# [Supplied information]

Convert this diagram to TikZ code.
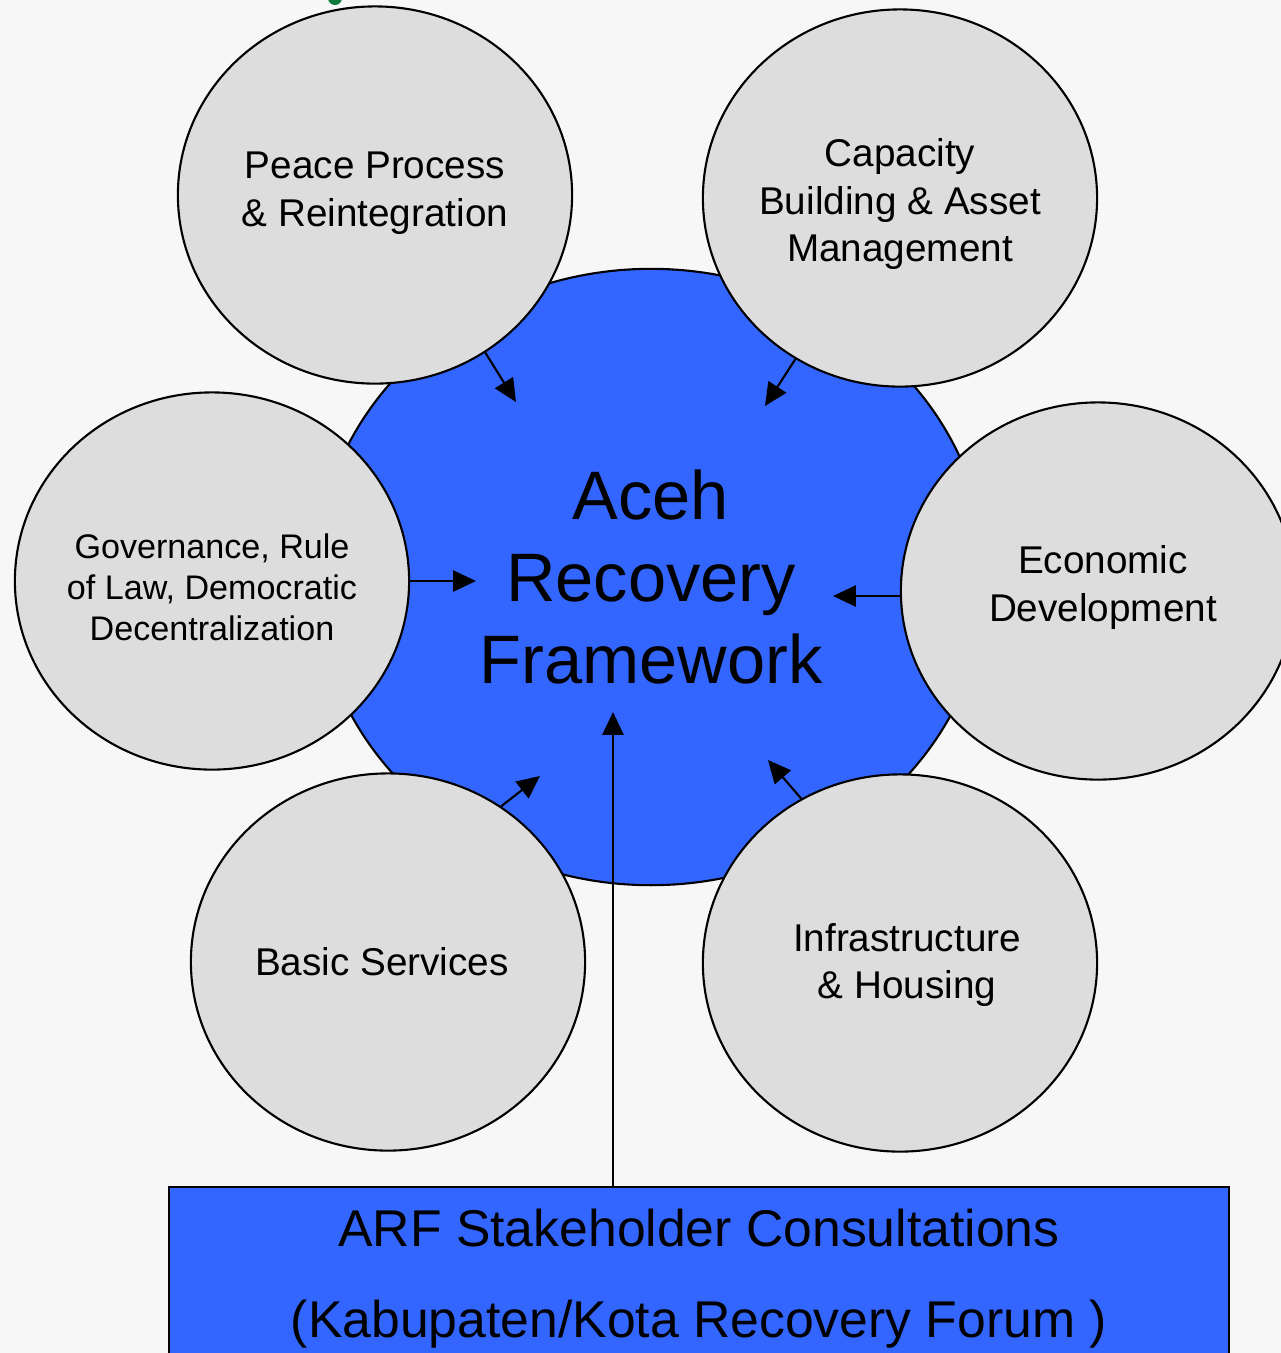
\documentclass[tikz,border=0pt]{standalone}
\usepackage{fontspec}
\setmainfont{Liberation Sans}
\usetikzlibrary{arrows.meta,shapes.geometric,calc}
\definecolor{arfblue}{HTML}{3366FF}
\definecolor{pillargray}{HTML}{DDDDDD}
\definecolor{pagegray}{HTML}{F7F7F7}
\definecolor{markgreen}{HTML}{0B7A3B}
\begin{document}
\begin{tikzpicture}[x=0.01cm, y=-0.01cm]
\tikzset{
  pillar/.style = {ellipse, draw, fill=pillargray, line width=0.6pt,
                   minimum width=3.94cm, minimum height=3.77cm, inner sep=0pt},
  pillartext/.style = {align=center, font=\fontsize{11}{13.6}\selectfont},
  feed/.style = {-{Triangle[length=6.5pt, width=6pt]}, line width=0.6pt}
}
\path [use as bounding box, fill=pagegray] (0,0) rectangle (1281,1353);
\fill[markgreen] (335,-2) circle (7);
% centre
\node[ellipse, draw, fill=arfblue, line width=0.6pt, minimum width=6.7cm, minimum height=6.16cm,
      inner sep=0pt, align=center, font=\fontsize{19.5}{23.3}\selectfont] (aceh) at (651,577)
      {Aceh\\Recovery\\Framework};
% pillars
\node[pillar, label={[pillartext, yshift=0.02cm]center:Peace Process\\\& Reintegration}] (peace) at (375,195) {};
\node[pillar, label={[pillartext, yshift=-0.06cm]center:Capacity\\Building \& Asset\\Management}] (capacity) at (900,198) {};
\node[pillar, label={[pillartext, yshift=-0.06cm, font=\fontsize{9.7}{11.7}\selectfont]center:Governance, Rule\\of Law, Democratic\\Decentralization}] (govern) at (212,581) {};
\node[pillar, label={[pillartext, xshift=0.05cm, yshift=0.035cm]center:Economic\\Development}] (econ) at (1098,591) {};
\node[pillar, label={[pillartext, xshift=-0.06cm]center:Basic Services}] (basic) at (388,962) {};
\node[pillar, label={[pillartext, xshift=0.07cm, yshift=-0.02cm]center:Infrastructure\\\& Housing}] (infra) at (900,963) {};
% consultations
\node[draw, fill=arfblue, line width=0.6pt, anchor=north, minimum width=10.6cm,
      inner ysep=0.22cm, align=center, font=\fontsize{14.7}{26}\selectfont] (forum) at (699,1186)
      {ARF Stakeholder Consultations\\(Kabupaten/Kota Recovery Forum )};
% arrow tips
\coordinate (peaceTip) at (516,402);
\coordinate (capacityTip) at (765,406);
\coordinate (governTip) at (476,581);
\coordinate (econTip) at (833,596);
\coordinate (basicTip) at (540,776);
\coordinate (infraTip) at (768,760);
\coordinate (forumTip) at (613,712);
\draw[feed] (peace.-55) -- (peaceTip);
\draw[feed] (capacity.-123) -- (capacityTip);
\draw[feed] (govern.east) -- (governTip);
\draw[feed] (econ.west |- econTip) -- (econTip);
\draw[feed] (basic.54) -- (basicTip);
\draw[feed] (infra.121) -- (infraTip);
\draw[feed] (forum.north -| forumTip) -- (forumTip);
\end{tikzpicture}
\end{document}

# [Problem details]
The listing above must be printed again exactly, minus its pictures.

# [Solution]
Convert this diagram to TikZ code.
\documentclass[tikz,border=0pt]{standalone}
\usepackage{fontspec}
\setmainfont{Liberation Sans}
\usetikzlibrary{arrows.meta,shapes.geometric,calc}
\definecolor{arfblue}{HTML}{3366FF}
\definecolor{pillargray}{HTML}{DDDDDD}
\definecolor{pagegray}{HTML}{F7F7F7}
\definecolor{markgreen}{HTML}{0B7A3B}
\begin{document}
\begin{tikzpicture}[x=0.01cm, y=-0.01cm]
\tikzset{
  pillar/.style = {ellipse, draw, fill=pillargray, line width=0.6pt,
                   minimum width=3.94cm, minimum height=3.77cm, inner sep=0pt},
  pillartext/.style = {align=center, font=\fontsize{11}{13.6}\selectfont},
  feed/.style = {-{Triangle[length=6.5pt, width=6pt]}, line width=0.6pt}
}
\path [use as bounding box, fill=pagegray] (0,0) rectangle (1281,1353);
\fill[markgreen] (335,-2) circle (7);
% centre
\node[ellipse, draw, fill=arfblue, line width=0.6pt, minimum width=6.7cm, minimum height=6.16cm,
      inner sep=0pt, align=center, font=\fontsize{19.5}{23.3}\selectfont] (aceh) at (651,577)
      {Aceh\\Recovery\\Framework};
% pillars
\node[pillar, label={[pillartext, yshift=0.02cm]center:Peace Process\\\& Reintegration}] (peace) at (375,195) {};
\node[pillar, label={[pillartext, yshift=-0.06cm]center:Capacity\\Building \& Asset\\Management}] (capacity) at (900,198) {};
\node[pillar, label={[pillartext, yshift=-0.06cm, font=\fontsize{9.7}{11.7}\selectfont]center:Governance, Rule\\of Law, Democratic\\Decentralization}] (govern) at (212,581) {};
\node[pillar, label={[pillartext, xshift=0.05cm, yshift=0.035cm]center:Economic\\Development}] (econ) at (1098,591) {};
\node[pillar, label={[pillartext, xshift=-0.06cm]center:Basic Services}] (basic) at (388,962) {};
\node[pillar, label={[pillartext, xshift=0.07cm, yshift=-0.02cm]center:Infrastructure\\\& Housing}] (infra) at (900,963) {};
% consultations
\node[draw, fill=arfblue, line width=0.6pt, anchor=north, minimum width=10.6cm,
      inner ysep=0.22cm, align=center, font=\fontsize{14.7}{26}\selectfont] (forum) at (699,1186)
      {ARF Stakeholder Consultations\\(Kabupaten/Kota Recovery Forum )};
% arrow tips
\coordinate (peaceTip) at (516,402);
\coordinate (capacityTip) at (765,406);
\coordinate (governTip) at (476,581);
\coordinate (econTip) at (833,596);
\coordinate (basicTip) at (540,776);
\coordinate (infraTip) at (768,760);
\coordinate (forumTip) at (613,712);
\draw[feed] (peace.-55) -- (peaceTip);
\draw[feed] (capacity.-123) -- (capacityTip);
\draw[feed] (govern.east) -- (governTip);
\draw[feed] (econ.west |- econTip) -- (econTip);
\draw[feed] (basic.54) -- (basicTip);
\draw[feed] (infra.121) -- (infraTip);
\draw[feed] (forum.north -| forumTip) -- (forumTip);
\end{tikzpicture}
\end{document}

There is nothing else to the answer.